### DATA EXTRACT
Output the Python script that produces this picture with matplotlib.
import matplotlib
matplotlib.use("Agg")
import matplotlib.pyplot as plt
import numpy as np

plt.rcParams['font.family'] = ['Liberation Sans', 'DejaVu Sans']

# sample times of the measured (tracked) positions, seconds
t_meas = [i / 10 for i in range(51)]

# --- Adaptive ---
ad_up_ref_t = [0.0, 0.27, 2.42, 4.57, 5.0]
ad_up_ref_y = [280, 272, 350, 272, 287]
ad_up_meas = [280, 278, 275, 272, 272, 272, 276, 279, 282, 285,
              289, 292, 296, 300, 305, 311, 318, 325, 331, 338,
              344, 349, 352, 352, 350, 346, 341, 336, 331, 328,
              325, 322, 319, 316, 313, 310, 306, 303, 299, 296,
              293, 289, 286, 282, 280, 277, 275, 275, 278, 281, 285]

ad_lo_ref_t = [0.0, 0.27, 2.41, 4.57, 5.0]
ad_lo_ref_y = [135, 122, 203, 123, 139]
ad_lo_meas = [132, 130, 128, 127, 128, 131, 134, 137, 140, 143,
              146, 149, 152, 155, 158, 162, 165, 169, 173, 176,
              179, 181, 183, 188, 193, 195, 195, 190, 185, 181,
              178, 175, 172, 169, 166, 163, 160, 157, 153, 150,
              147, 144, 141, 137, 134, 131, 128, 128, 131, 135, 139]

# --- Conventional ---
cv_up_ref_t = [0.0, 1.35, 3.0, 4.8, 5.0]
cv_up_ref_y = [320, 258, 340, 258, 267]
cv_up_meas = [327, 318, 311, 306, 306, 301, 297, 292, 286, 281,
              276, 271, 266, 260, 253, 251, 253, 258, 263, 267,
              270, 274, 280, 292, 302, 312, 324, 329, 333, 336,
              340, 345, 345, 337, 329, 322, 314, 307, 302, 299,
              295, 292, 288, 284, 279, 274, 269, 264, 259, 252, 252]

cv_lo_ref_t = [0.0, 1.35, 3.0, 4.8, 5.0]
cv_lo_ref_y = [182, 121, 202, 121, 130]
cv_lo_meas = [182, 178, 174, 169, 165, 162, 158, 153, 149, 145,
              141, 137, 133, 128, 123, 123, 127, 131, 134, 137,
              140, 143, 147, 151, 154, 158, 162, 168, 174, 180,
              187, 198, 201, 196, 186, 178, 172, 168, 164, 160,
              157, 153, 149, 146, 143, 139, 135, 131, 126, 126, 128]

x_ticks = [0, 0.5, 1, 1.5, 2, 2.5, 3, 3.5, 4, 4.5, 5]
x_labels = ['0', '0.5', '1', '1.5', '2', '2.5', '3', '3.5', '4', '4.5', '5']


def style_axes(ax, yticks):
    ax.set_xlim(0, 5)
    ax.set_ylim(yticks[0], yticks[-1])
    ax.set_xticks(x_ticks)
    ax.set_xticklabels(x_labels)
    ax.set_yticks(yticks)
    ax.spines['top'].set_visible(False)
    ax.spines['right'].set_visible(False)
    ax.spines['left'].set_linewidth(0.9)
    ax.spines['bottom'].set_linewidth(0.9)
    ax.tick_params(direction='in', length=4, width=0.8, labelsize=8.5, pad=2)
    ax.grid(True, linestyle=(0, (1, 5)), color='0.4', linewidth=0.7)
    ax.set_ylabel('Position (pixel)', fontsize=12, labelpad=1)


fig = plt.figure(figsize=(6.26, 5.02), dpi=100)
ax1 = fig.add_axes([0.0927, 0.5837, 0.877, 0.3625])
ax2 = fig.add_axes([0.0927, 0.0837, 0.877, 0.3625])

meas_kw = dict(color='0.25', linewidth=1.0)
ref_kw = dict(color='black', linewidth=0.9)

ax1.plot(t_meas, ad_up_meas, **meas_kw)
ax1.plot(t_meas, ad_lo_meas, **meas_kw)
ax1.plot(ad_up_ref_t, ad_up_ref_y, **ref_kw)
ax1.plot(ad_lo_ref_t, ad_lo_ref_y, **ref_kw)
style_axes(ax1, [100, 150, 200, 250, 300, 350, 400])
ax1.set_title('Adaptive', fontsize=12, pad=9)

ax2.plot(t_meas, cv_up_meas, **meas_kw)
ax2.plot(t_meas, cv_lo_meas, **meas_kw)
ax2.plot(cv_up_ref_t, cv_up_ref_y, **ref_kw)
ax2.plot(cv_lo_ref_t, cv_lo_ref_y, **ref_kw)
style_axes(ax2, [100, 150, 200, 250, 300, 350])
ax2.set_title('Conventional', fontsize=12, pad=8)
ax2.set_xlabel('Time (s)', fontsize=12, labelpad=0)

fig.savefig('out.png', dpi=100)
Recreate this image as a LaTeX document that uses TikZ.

### SET EXERCISE
From the opening line of the data above, please print each line as written up to and including the line that contains "t_meas = [i / 10 for i in range(51)]", and nothing more.

### RESULT OF THE EXERCISE
Output the Python script that produces this picture with matplotlib.
import matplotlib
matplotlib.use("Agg")
import matplotlib.pyplot as plt
import numpy as np

plt.rcParams['font.family'] = ['Liberation Sans', 'DejaVu Sans']

# sample times of the measured (tracked) positions, seconds
t_meas = [i / 10 for i in range(51)]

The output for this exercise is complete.